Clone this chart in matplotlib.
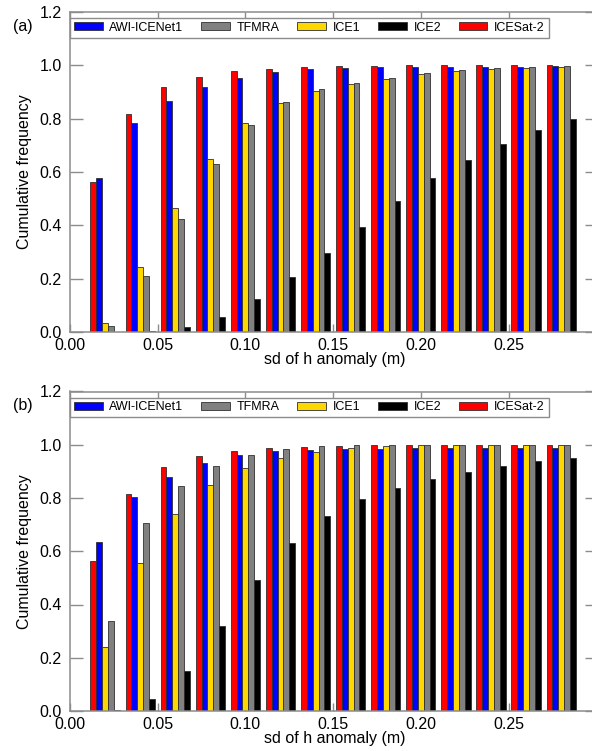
import numpy as np
import matplotlib
matplotlib.use("Agg")
import matplotlib.pyplot as plt

plt.rcParams['font.family'] = ['Liberation Sans', 'DejaVu Sans']

# bin centres of the sd of h anomaly (m)
bins = [0.02, 0.04, 0.06, 0.08, 0.10, 0.12, 0.14, 0.16, 0.18, 0.20, 0.22, 0.24, 0.26, 0.28]

# reference: ICESat-2
icesat2 = [0.5625, 0.816, 0.918, 0.956, 0.9775, 0.988, 0.993, 0.997, 0.999, 0.9995, 0.9997, 0.9998, 1.0, 1.0]

# (a)
awi_a = [0.5775, 0.7825, 0.865, 0.9175, 0.9535, 0.974, 0.985, 0.991, 0.994, 0.995, 0.995, 0.995, 0.995, 0.996]
tfmra_a = [0.024, 0.209, 0.424, 0.630, 0.775, 0.861, 0.910, 0.934, 0.952, 0.970, 0.981, 0.989, 0.992, 0.996]
ice1_a = [0.035, 0.245, 0.465, 0.649, 0.7825, 0.8575, 0.904, 0.929, 0.949, 0.966, 0.977, 0.986, 0.989, 0.994]
ice2_a = [0.0, 0.002, 0.0175, 0.057, 0.124, 0.206, 0.297, 0.394, 0.491, 0.577, 0.645, 0.705, 0.757, 0.800]

# (b)
awi_b = [0.635, 0.8025, 0.880, 0.9325, 0.9625, 0.9765, 0.981, 0.984, 0.985, 0.987, 0.987, 0.987, 0.987, 0.987]
tfmra_b = [0.337, 0.706, 0.845, 0.919, 0.960, 0.984, 0.994, 1.0, 1.0, 1.0, 1.0, 1.0, 1.0, 1.0]
ice1_b = [0.239, 0.555, 0.740, 0.850, 0.9125, 0.949, 0.9725, 0.9865, 0.994, 0.998, 1.0, 1.0, 1.0, 1.0]
ice2_b = [0.003, 0.044, 0.151, 0.318, 0.491, 0.630, 0.732, 0.796, 0.8375, 0.870, 0.896, 0.919, 0.938, 0.951]

labels = ["AWI-ICENet1", "TFMRA", "ICE1", "ICE2", "ICESat-2"]
colors = {"AWI-ICENet1": "#0000ff", "TFMRA": "#808080", "ICE1": "#ffd700",
          "ICE2": "#000000", "ICESat-2": "#ff0000"}
# order of the bars inside each group, left to right
bar_order = ["ICESat-2", "AWI-ICENet1", "ICE1", "TFMRA", "ICE2"]

W, H = 592, 751
fig = plt.figure(figsize=(W / 100, H / 100), dpi=100)

border = "#8c8c8c"
width = 0.02 / 6


def panel(top_px, bottom_px, series, tag):
    ax = fig.add_axes([70 / W, 1 - bottom_px / H, 528 / W, (bottom_px - top_px) / H])
    x = np.array(bins)
    handles = {}
    for i, name in enumerate(bar_order):
        b = ax.bar(x + (i - 2) * width, series[name], width=width, color=colors[name],
                   edgecolor="#303030", linewidth=0.6, label=name, zorder=2)
        handles[name] = b
    ax.set_xlim(0, 0.301)
    ax.set_ylim(0, 1.2)
    ax.set_xticks([0.0, 0.05, 0.10, 0.15, 0.20, 0.25])
    ax.set_xticklabels(["%.2f" % v for v in [0.0, 0.05, 0.10, 0.15, 0.20, 0.25]])
    ax.set_yticks(np.arange(0, 1.21, 0.2))
    ax.set_yticklabels(["%.1f" % v for v in np.arange(0, 1.21, 0.2)])
    ax.tick_params(axis='x', direction='in', length=5.5, width=1.0, color=border,
                   top=True, labelsize=11.5, pad=4)
    ax.tick_params(axis='y', direction='in', length=9.4, width=1.0, color=border,
                   right=True, labelsize=11.5, pad=6)
    for s in ax.spines.values():
        s.set_color(border)
        s.set_linewidth(1.1)
    ax.set_xlabel("sd of h anomaly (m)", fontsize=11.5)
    ax.xaxis.set_label_coords(0.502, -0.062)
    ax.xaxis.label.set_va('top')
    ax.set_ylabel("Cumulative frequency", fontsize=11.5)
    ax.yaxis.set_label_coords(-0.072, 0.5)
    leg = ax.legend([handles[n] for n in labels], labels, loc='upper left',
                    bbox_to_anchor=(0, 1 - 6 / (bottom_px - top_px)), borderaxespad=0,
                    ncol=5, fontsize=9, handlelength=2.3, handleheight=0.6,
                    handletextpad=0.55, columnspacing=1.4, borderpad=0.3,
                    fancybox=False, framealpha=1, edgecolor=border)
    leg.get_frame().set_linewidth(1.0)
    fig.text(23 / W, 1 - (top_px + 14) / H, tag, fontsize=11.5, ha='center', va='center')
    return ax


panel(12, 332, {"ICESat-2": icesat2, "AWI-ICENet1": awi_a, "TFMRA": tfmra_a,
                "ICE1": ice1_a, "ICE2": ice2_a}, "(a)")
panel(391.5, 711, {"ICESat-2": icesat2, "AWI-ICENet1": awi_b, "TFMRA": tfmra_b,
                   "ICE1": ice1_b, "ICE2": ice2_b}, "(b)")

fig.savefig("out.png", dpi=100)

= = = = =

** Requirements **
Pictures are to be left out; repeat all the remaining data exactly.

** Solution to this task **
Clone this chart in matplotlib.
import numpy as np
import matplotlib
matplotlib.use("Agg")
import matplotlib.pyplot as plt

plt.rcParams['font.family'] = ['Liberation Sans', 'DejaVu Sans']

# bin centres of the sd of h anomaly (m)
bins = [0.02, 0.04, 0.06, 0.08, 0.10, 0.12, 0.14, 0.16, 0.18, 0.20, 0.22, 0.24, 0.26, 0.28]

# reference: ICESat-2
icesat2 = [0.5625, 0.816, 0.918, 0.956, 0.9775, 0.988, 0.993, 0.997, 0.999, 0.9995, 0.9997, 0.9998, 1.0, 1.0]

# (a)
awi_a = [0.5775, 0.7825, 0.865, 0.9175, 0.9535, 0.974, 0.985, 0.991, 0.994, 0.995, 0.995, 0.995, 0.995, 0.996]
tfmra_a = [0.024, 0.209, 0.424, 0.630, 0.775, 0.861, 0.910, 0.934, 0.952, 0.970, 0.981, 0.989, 0.992, 0.996]
ice1_a = [0.035, 0.245, 0.465, 0.649, 0.7825, 0.8575, 0.904, 0.929, 0.949, 0.966, 0.977, 0.986, 0.989, 0.994]
ice2_a = [0.0, 0.002, 0.0175, 0.057, 0.124, 0.206, 0.297, 0.394, 0.491, 0.577, 0.645, 0.705, 0.757, 0.800]

# (b)
awi_b = [0.635, 0.8025, 0.880, 0.9325, 0.9625, 0.9765, 0.981, 0.984, 0.985, 0.987, 0.987, 0.987, 0.987, 0.987]
tfmra_b = [0.337, 0.706, 0.845, 0.919, 0.960, 0.984, 0.994, 1.0, 1.0, 1.0, 1.0, 1.0, 1.0, 1.0]
ice1_b = [0.239, 0.555, 0.740, 0.850, 0.9125, 0.949, 0.9725, 0.9865, 0.994, 0.998, 1.0, 1.0, 1.0, 1.0]
ice2_b = [0.003, 0.044, 0.151, 0.318, 0.491, 0.630, 0.732, 0.796, 0.8375, 0.870, 0.896, 0.919, 0.938, 0.951]

labels = ["AWI-ICENet1", "TFMRA", "ICE1", "ICE2", "ICESat-2"]
colors = {"AWI-ICENet1": "#0000ff", "TFMRA": "#808080", "ICE1": "#ffd700",
          "ICE2": "#000000", "ICESat-2": "#ff0000"}
# order of the bars inside each group, left to right
bar_order = ["ICESat-2", "AWI-ICENet1", "ICE1", "TFMRA", "ICE2"]

W, H = 592, 751
fig = plt.figure(figsize=(W / 100, H / 100), dpi=100)

border = "#8c8c8c"
width = 0.02 / 6


def panel(top_px, bottom_px, series, tag):
    ax = fig.add_axes([70 / W, 1 - bottom_px / H, 528 / W, (bottom_px - top_px) / H])
    x = np.array(bins)
    handles = {}
    for i, name in enumerate(bar_order):
        b = ax.bar(x + (i - 2) * width, series[name], width=width, color=colors[name],
                   edgecolor="#303030", linewidth=0.6, label=name, zorder=2)
        handles[name] = b
    ax.set_xlim(0, 0.301)
    ax.set_ylim(0, 1.2)
    ax.set_xticks([0.0, 0.05, 0.10, 0.15, 0.20, 0.25])
    ax.set_xticklabels(["%.2f" % v for v in [0.0, 0.05, 0.10, 0.15, 0.20, 0.25]])
    ax.set_yticks(np.arange(0, 1.21, 0.2))
    ax.set_yticklabels(["%.1f" % v for v in np.arange(0, 1.21, 0.2)])
    ax.tick_params(axis='x', direction='in', length=5.5, width=1.0, color=border,
                   top=True, labelsize=11.5, pad=4)
    ax.tick_params(axis='y', direction='in', length=9.4, width=1.0, color=border,
                   right=True, labelsize=11.5, pad=6)
    for s in ax.spines.values():
        s.set_color(border)
        s.set_linewidth(1.1)
    ax.set_xlabel("sd of h anomaly (m)", fontsize=11.5)
    ax.xaxis.set_label_coords(0.502, -0.062)
    ax.xaxis.label.set_va('top')
    ax.set_ylabel("Cumulative frequency", fontsize=11.5)
    ax.yaxis.set_label_coords(-0.072, 0.5)
    leg = ax.legend([handles[n] for n in labels], labels, loc='upper left',
                    bbox_to_anchor=(0, 1 - 6 / (bottom_px - top_px)), borderaxespad=0,
                    ncol=5, fontsize=9, handlelength=2.3, handleheight=0.6,
                    handletextpad=0.55, columnspacing=1.4, borderpad=0.3,
                    fancybox=False, framealpha=1, edgecolor=border)
    leg.get_frame().set_linewidth(1.0)
    fig.text(23 / W, 1 - (top_px + 14) / H, tag, fontsize=11.5, ha='center', va='center')
    return ax


panel(12, 332, {"ICESat-2": icesat2, "AWI-ICENet1": awi_a, "TFMRA": tfmra_a,
                "ICE1": ice1_a, "ICE2": ice2_a}, "(a)")
panel(391.5, 711, {"ICESat-2": icesat2, "AWI-ICENet1": awi_b, "TFMRA": tfmra_b,
                   "ICE1": ice1_b, "ICE2": ice2_b}, "(b)")

fig.savefig("out.png", dpi=100)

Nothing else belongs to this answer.